Travelers Cos. may have done more to sustain its place in the Dow Jones Industrial Average than any other company since joining the 30-stock gauge in June 2009.
The CHART OF THE DAY shows how to draw this conclusion: by tracking the drop in the amount of Travelers stock outstanding during the period. The data was compiled by Bloomberg from the property and casualty insurer’s quarterly financial statements.
Travelers ended last year with 33.5 percent fewer shares than the New York-based company had 3 1/2 years earlier. The decline was the biggest for a component of the Dow average, Bloomberg’s data showed.

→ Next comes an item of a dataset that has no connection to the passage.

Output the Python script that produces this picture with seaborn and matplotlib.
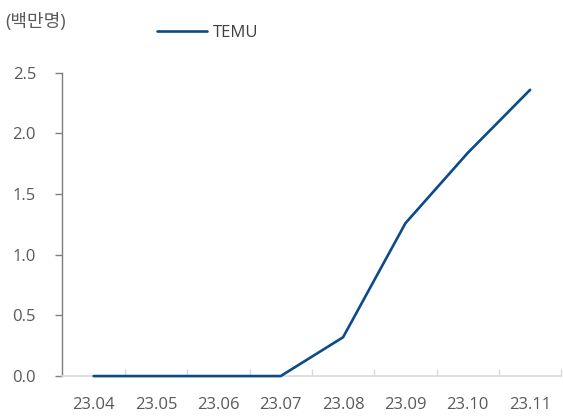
import matplotlib
matplotlib.use("Agg")
import matplotlib.pyplot as plt
import seaborn as sns
import pandas as pd
from matplotlib.lines import Line2D
from matplotlib.ticker import FixedLocator

months = ["23.04", "23.05", "23.06", "23.07", "23.08", "23.09", "23.10", "23.11"]
temu = [0.0, 0.0, 0.0, 0.0, 0.32, 1.26, 1.84, 2.36]
yticks = [0.0, 0.5, 1.0, 1.5, 2.0, 2.5]

sns.set_style("white")
plt.rcParams['font.family'] = ['Open Sans', 'Noto Sans CJK KR', 'DejaVu Sans']

df = pd.DataFrame({"month": months, "value": temu, "x": range(len(months))})

fig = plt.figure(figsize=(5.63, 4.16), dpi=100)
ax = fig.add_axes([0.111, 0.096, 0.886, 0.729])
sns.lineplot(data=df, x="x", y="value", ax=ax, color="#0b4a8b", linewidth=1.9,
             legend=False, zorder=5, clip_on=False)

txt = "#595959"
fs = 12
ax.set_xlim(-0.5, len(months) - 0.5)
ax.set_ylim(0, 2.5)
ax.set_yticks(yticks)
ax.set_yticklabels([f"{v:.1f}" for v in yticks], color=txt, fontsize=fs)
ax.set_xticks(range(len(months)))
ax.set_xticklabels(months, color=txt, fontsize=fs)
ax.xaxis.set_minor_locator(FixedLocator([i + 0.5 for i in range(len(months))]))
ax.tick_params(axis="x", which="major", length=0, pad=15, bottom=True)
ax.tick_params(axis="x", which="minor", direction="in", length=5, color="#d9d9d9", width=1, bottom=True)
ax.tick_params(axis="y", direction="out", length=5, color="#7f7f7f", width=1, pad=14, left=True)
ax.set_xlabel("")
ax.set_ylabel("")

for s in ["top", "right"]:
    ax.spines[s].set_visible(False)
ax.spines["left"].set_color("#7f7f7f")
ax.spines["left"].set_linewidth(1)
ax.spines["bottom"].set_color("#d9d9d9")
ax.spines["bottom"].set_linewidth(1.2)

fig.text(5 / 563, 1 - 22 / 416, "(백만명)", color=txt, fontsize=13, va="center", ha="left")
handle = Line2D([], [], color="#0b4a8b", linewidth=1.9)
fig.legend([handle], ["TEMU"], loc="center left", bbox_to_anchor=(142 / 563, 1 - 33 / 416),
           frameon=False, fontsize=fs, handlelength=3.0, handletextpad=0.35, labelcolor="#404040")

fig.savefig("out.png", dpi=100)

Repurchases explain why the so-called share count plummeted. Travelers bought back 22.4 million shares last year for $1.45 billion, according to an earnings report released two days ago. Buybacks were suspended after Hurricane Sandy hit the U.S. northeast in October and resumed last month.
Property-casualty companies often repurchase shares, Scott Krisiloff, chief investment officer at Avondale Asset Management in Los Angeles, wrote on his firm’s blog two days ago. The posting highlighted Travelers’ share count.
“The name of their game is to grow book value per share,” or the value of assets after subtracting liabilities, he wrote. “To that end, they are not bashful about buying back stock when they don’t have a more efficient use for capital.”
Buybacks can raise the share price, which determines how much weight a company has in the Dow industrials. Travelers had the eighth-highest weighting, 4.3 percent, as of yesterday even though it was the second-smallest company by market value. Only Alcoa Inc. was less valuable.